The irony in this quotation works - with some malice - against the woman's self-deception: 'the way she thought she could'. Jackson has more of the author's sense of reality as crooked and cruel, though this leaves him the choice only to 'lock up' his painful memories. He seems without precisely the sort of fantasy life that Wu (understandably) wishes for him. If he is enigmatic, it is partly because Munro honours the one thing Jackson can protect: his privacy.

It is often tricky to find the right form of praise. There is a temptation to adopt a writer's own tone and assessment of their work.
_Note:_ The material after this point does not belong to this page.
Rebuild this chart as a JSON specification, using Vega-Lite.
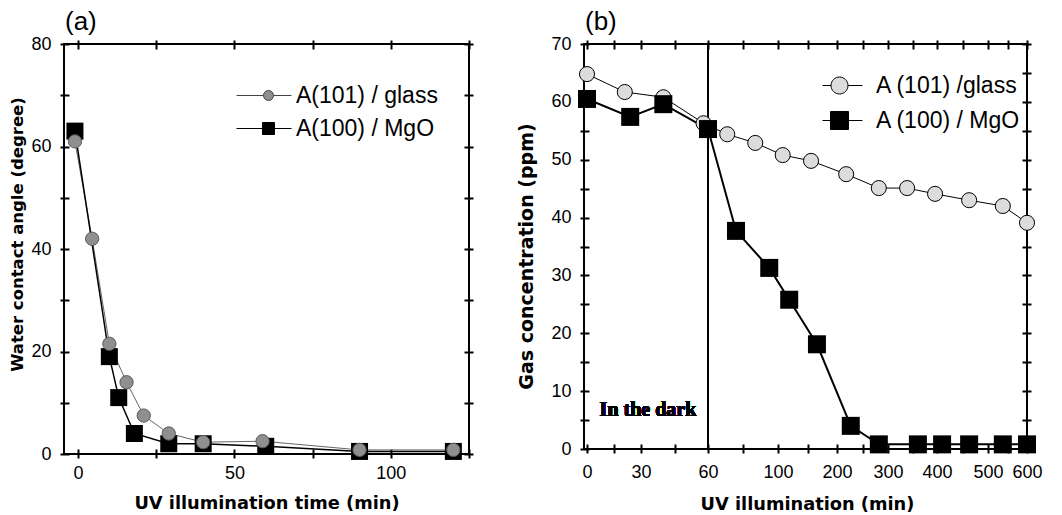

Or there is a risk of overcompensating, as Lorentzen notes: '[Munro's] critics begin by asserting her goodness, her greatness, her majorness or her bestness, and then quickly adopt a defensive tone, instructing us in ways of seeing as virtues the many things about her writing that might be considered shortcomings.'

Munro has some limitations as a writer and there is repetition in her subject matter and use of the story form. Those who overstate her 'greatness' may have done her no favours, if such rhetoric detracts from her very real qualities. Munro's work is original and much more subtle than either Wu or Lorentzen allow.

Lorentzen thinks Munro pays too much attention to what is 'shabby' and 'grubby', to a realism of disappointments. She is certainly aware of the gap there may be between a life and the possibilities it once held, which Jackson senses (and perhaps cannot articulate). But what is striking about Jackson is his 'determination'. He has a surprising capacity to keep re-making his life, in spite of its pains. In that respect, at least, he might be taken as a portrait of the artist.